[BEGIN DATA TO USE]

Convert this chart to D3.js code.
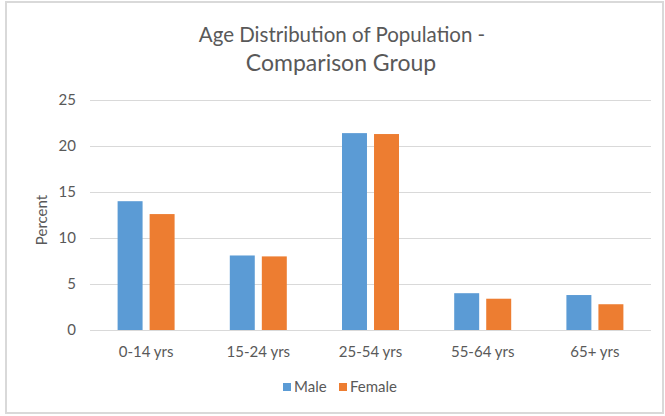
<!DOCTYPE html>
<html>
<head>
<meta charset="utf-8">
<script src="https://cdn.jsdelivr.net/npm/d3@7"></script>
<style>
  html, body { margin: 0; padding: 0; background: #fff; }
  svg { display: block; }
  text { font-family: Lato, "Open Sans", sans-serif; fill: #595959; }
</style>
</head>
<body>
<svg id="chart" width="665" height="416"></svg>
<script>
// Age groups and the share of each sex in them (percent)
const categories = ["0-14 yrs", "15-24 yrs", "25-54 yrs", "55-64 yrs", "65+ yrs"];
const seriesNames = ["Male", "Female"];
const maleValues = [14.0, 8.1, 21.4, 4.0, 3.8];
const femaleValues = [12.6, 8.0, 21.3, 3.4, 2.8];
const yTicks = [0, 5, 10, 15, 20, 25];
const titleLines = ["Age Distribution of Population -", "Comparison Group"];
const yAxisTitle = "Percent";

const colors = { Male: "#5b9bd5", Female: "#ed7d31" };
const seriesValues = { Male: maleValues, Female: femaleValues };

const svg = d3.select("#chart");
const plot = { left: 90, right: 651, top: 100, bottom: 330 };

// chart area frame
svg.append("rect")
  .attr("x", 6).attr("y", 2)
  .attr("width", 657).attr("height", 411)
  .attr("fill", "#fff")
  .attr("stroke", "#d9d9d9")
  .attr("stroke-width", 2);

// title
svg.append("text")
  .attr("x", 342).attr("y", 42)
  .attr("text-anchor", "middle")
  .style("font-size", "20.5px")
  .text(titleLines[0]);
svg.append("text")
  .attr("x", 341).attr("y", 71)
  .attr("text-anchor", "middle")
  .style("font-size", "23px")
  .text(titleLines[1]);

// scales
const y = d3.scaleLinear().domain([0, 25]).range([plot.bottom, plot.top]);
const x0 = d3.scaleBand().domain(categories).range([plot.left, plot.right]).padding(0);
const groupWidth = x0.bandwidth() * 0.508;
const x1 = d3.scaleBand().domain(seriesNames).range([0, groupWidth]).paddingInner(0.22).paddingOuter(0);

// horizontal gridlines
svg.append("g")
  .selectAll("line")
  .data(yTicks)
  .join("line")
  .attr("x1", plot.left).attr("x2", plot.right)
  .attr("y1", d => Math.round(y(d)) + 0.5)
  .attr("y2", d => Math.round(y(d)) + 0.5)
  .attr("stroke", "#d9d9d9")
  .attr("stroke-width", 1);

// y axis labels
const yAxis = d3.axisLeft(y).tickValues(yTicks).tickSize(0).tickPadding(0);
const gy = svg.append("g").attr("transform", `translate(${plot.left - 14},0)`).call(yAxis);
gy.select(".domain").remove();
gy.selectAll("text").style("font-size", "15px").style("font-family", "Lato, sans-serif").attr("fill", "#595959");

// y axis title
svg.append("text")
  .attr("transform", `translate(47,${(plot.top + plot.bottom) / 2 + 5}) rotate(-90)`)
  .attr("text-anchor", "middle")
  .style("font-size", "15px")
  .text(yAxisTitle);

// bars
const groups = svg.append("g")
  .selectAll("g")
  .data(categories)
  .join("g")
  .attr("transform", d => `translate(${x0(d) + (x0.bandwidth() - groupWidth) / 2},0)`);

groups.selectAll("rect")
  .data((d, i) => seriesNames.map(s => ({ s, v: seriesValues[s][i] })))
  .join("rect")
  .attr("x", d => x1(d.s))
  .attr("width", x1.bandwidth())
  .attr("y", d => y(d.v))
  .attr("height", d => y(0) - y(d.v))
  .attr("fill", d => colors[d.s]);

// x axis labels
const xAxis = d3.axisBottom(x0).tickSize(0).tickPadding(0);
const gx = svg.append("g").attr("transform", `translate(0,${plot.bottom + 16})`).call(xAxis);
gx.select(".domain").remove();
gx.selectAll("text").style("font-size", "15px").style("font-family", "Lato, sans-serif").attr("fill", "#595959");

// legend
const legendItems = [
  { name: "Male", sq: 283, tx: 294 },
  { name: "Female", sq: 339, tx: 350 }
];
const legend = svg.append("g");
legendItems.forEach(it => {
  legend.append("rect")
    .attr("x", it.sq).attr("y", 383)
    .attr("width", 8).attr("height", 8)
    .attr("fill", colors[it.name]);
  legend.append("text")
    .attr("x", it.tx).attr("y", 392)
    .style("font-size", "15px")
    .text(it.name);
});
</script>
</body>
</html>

[END DATA TO USE]
[BEGIN DATA TO USE]

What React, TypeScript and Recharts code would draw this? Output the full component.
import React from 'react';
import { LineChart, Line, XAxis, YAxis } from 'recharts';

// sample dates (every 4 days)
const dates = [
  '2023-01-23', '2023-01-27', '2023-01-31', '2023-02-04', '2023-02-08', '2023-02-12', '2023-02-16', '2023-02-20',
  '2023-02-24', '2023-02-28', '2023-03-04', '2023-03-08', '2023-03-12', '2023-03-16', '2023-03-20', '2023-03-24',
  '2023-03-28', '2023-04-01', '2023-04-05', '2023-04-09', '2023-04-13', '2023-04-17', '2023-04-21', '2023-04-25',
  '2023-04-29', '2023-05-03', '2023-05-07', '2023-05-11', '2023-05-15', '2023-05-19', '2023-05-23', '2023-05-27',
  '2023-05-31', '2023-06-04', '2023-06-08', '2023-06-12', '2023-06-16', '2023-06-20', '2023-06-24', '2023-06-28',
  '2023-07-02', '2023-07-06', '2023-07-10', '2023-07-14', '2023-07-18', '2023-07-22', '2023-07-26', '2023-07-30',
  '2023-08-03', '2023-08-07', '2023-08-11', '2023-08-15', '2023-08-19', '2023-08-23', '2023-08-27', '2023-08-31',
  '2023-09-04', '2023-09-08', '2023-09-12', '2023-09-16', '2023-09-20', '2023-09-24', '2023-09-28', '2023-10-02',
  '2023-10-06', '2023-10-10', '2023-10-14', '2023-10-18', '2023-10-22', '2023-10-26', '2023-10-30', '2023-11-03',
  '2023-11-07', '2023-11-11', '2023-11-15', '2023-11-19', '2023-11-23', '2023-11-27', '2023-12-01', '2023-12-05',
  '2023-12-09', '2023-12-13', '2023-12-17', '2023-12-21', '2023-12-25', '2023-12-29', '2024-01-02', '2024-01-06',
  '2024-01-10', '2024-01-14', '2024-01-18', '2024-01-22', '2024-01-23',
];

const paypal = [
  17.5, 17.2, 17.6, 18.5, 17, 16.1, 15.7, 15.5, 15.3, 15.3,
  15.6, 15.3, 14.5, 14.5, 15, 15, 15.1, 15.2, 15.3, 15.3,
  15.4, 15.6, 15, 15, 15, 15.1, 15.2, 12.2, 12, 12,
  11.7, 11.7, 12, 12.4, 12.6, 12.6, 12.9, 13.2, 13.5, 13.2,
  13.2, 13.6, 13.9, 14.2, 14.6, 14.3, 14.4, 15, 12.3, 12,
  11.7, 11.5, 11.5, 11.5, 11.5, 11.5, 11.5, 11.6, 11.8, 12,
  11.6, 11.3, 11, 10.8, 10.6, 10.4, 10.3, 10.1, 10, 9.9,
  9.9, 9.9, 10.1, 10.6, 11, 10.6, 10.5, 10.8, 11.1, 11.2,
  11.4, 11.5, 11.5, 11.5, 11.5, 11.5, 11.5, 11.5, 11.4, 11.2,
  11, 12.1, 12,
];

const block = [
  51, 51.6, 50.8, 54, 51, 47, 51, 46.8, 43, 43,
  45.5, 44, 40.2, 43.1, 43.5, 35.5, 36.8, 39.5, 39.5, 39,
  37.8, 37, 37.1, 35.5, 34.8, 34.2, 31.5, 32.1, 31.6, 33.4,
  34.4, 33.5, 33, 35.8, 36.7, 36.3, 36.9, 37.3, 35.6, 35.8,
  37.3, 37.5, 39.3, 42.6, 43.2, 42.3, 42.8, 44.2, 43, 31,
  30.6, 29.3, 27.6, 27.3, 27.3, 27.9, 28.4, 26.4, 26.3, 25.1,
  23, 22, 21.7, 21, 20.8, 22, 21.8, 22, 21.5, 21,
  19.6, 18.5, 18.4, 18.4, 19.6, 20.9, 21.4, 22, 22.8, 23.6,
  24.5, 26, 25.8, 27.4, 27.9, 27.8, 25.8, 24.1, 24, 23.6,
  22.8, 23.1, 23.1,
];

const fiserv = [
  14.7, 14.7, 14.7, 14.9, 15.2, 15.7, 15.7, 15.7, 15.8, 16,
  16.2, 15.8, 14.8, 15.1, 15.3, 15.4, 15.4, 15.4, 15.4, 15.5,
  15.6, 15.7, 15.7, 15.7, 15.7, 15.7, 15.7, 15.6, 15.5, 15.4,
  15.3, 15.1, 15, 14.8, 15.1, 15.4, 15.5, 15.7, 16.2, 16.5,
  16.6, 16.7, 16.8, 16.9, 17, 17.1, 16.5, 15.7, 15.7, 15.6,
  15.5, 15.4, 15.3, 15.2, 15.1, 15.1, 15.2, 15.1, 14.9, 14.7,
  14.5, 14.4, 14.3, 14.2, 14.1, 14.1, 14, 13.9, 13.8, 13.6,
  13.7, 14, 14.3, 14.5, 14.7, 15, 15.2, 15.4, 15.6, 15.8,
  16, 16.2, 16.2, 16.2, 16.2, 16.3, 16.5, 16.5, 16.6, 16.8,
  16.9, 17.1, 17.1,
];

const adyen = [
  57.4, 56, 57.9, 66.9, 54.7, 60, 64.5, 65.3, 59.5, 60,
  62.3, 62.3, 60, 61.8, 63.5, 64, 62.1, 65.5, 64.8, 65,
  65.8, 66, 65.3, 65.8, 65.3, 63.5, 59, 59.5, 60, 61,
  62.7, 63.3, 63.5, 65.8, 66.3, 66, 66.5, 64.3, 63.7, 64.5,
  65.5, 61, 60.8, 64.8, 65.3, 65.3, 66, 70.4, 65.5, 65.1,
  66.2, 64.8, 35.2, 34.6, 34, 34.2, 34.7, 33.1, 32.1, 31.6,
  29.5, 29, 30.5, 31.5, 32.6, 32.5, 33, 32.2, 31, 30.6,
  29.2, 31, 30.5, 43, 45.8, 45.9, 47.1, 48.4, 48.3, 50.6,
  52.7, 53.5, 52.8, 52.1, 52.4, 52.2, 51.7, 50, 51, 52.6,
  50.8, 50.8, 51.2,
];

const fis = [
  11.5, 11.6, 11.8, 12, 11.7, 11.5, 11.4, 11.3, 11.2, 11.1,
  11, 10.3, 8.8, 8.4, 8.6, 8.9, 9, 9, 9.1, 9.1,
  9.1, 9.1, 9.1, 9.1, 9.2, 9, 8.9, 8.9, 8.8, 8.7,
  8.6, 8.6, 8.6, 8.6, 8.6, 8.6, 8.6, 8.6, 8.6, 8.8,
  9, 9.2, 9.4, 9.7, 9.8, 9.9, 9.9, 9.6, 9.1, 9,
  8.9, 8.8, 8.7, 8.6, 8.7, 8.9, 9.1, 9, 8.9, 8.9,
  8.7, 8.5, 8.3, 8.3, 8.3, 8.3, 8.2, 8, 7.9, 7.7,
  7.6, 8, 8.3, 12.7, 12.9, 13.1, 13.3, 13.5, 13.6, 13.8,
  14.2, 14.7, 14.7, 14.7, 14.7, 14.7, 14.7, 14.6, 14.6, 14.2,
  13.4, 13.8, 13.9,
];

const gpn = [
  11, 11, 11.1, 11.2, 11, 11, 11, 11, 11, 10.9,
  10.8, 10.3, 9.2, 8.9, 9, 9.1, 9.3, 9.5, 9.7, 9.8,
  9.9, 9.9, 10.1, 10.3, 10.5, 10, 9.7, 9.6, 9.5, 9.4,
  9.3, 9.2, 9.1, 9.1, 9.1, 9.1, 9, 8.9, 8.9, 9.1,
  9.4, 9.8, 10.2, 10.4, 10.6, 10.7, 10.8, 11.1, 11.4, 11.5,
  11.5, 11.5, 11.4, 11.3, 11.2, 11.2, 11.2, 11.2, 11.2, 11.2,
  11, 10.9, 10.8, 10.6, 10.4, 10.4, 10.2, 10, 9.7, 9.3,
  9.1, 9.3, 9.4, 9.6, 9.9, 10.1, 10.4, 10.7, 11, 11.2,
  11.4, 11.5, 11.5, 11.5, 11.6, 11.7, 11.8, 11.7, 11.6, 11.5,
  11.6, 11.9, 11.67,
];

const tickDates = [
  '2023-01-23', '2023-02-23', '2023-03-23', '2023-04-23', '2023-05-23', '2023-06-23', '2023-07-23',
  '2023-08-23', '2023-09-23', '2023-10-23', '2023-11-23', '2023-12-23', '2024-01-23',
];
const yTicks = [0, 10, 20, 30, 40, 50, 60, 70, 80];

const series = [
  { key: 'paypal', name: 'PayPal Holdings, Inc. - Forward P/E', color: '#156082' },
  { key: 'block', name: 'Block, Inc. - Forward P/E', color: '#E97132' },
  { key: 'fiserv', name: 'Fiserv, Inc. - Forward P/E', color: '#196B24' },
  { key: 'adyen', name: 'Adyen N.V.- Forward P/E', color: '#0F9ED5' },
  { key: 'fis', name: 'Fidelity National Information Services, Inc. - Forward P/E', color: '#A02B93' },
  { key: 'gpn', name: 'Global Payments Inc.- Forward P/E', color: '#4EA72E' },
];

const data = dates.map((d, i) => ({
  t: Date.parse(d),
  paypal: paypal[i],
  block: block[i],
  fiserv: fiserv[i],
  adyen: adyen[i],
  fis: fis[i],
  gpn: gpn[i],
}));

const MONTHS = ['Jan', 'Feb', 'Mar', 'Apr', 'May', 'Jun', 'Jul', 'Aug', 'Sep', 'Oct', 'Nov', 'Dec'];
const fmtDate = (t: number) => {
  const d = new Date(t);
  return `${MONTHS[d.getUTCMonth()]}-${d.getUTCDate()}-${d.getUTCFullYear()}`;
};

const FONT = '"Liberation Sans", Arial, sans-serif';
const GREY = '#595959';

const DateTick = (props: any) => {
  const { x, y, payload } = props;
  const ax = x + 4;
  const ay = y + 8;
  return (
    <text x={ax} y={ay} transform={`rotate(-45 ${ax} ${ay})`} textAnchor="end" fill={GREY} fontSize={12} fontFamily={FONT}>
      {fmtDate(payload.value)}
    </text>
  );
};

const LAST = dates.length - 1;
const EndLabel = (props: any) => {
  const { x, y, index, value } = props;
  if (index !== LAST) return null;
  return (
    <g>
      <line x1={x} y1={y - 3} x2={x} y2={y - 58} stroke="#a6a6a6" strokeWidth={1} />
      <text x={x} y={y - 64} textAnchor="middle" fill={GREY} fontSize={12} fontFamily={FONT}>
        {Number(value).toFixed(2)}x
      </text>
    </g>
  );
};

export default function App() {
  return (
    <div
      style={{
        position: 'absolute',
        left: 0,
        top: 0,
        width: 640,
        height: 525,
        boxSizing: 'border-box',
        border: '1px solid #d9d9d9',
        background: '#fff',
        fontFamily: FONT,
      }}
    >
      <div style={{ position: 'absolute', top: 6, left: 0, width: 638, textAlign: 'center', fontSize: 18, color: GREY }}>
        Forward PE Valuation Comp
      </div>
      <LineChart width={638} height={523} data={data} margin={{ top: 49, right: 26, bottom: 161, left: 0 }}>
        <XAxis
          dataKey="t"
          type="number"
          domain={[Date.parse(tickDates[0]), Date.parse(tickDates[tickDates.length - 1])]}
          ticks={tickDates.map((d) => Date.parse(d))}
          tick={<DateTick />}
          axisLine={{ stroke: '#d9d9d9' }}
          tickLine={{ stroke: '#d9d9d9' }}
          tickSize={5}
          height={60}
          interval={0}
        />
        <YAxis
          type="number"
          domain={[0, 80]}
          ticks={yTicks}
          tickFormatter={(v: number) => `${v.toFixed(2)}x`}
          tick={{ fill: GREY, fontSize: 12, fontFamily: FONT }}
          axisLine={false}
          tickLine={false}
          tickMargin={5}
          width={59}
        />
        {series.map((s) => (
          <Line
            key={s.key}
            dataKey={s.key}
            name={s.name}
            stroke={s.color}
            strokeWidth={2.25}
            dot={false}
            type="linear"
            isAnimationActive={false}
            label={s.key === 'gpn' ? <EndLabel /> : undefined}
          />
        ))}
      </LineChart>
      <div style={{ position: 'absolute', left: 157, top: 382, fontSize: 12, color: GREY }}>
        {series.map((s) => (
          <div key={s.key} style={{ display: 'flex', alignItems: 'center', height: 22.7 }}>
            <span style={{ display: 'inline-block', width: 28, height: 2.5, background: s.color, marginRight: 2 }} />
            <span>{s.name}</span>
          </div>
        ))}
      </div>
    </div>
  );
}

[END DATA TO USE]
[BEGIN DATA TO USE]

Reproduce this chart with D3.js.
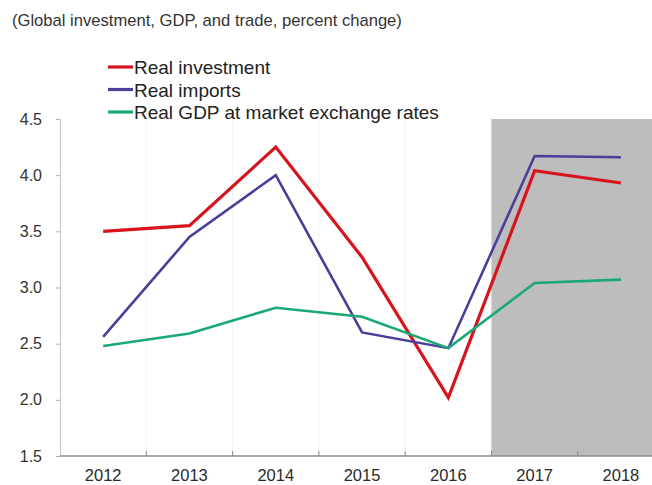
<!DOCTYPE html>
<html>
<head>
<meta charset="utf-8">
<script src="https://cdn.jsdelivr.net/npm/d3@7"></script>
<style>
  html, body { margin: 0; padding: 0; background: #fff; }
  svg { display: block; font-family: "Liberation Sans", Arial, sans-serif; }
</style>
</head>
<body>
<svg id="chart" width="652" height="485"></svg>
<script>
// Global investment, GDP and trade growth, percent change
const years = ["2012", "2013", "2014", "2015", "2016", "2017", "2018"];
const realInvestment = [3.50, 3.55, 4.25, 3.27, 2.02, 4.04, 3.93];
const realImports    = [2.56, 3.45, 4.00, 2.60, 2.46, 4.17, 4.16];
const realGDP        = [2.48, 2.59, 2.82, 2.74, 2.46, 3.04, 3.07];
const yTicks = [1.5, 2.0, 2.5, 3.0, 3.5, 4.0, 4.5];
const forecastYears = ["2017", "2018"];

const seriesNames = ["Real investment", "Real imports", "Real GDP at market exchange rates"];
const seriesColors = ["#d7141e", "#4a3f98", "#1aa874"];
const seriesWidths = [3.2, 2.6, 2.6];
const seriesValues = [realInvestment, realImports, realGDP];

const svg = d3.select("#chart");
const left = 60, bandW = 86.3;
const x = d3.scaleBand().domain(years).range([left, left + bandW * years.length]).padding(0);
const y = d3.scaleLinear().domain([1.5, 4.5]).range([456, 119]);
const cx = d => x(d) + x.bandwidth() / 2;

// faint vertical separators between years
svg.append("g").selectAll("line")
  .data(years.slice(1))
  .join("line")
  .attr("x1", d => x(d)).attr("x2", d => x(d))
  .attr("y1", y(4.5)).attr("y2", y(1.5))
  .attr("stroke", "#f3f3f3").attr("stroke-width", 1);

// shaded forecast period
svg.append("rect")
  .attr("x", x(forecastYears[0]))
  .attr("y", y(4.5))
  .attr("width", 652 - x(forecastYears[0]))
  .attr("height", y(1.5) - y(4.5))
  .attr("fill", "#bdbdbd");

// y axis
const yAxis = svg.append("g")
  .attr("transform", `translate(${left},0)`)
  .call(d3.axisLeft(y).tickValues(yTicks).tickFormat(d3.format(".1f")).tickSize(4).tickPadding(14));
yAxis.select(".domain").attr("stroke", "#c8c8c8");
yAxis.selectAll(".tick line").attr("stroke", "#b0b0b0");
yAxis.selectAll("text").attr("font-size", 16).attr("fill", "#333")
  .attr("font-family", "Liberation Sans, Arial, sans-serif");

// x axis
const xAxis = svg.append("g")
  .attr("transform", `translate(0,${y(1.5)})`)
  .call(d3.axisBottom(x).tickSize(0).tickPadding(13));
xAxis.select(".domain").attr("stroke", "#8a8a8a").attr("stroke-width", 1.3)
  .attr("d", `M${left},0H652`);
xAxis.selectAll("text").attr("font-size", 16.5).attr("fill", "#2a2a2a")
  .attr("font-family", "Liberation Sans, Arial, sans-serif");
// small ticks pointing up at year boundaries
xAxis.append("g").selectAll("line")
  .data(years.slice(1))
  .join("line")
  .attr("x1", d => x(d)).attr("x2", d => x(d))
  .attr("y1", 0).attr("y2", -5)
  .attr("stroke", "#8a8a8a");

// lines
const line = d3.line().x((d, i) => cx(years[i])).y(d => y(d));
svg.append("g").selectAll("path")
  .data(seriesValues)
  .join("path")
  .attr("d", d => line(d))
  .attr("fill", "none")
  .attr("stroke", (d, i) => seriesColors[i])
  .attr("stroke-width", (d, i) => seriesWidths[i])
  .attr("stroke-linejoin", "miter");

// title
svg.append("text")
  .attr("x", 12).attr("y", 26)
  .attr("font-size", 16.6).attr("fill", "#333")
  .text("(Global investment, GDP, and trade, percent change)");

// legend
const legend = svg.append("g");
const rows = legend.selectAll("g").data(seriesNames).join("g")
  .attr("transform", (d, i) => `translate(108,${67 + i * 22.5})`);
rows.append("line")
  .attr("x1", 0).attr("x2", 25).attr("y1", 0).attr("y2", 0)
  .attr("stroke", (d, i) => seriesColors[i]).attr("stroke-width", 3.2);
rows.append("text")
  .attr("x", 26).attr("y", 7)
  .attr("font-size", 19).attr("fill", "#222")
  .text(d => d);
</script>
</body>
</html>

[END DATA TO USE]

• EXERCISE DETAILS
Report how many lines of the listing above include the word "code". Say nothing but the number.

• ANSWER BELOW
2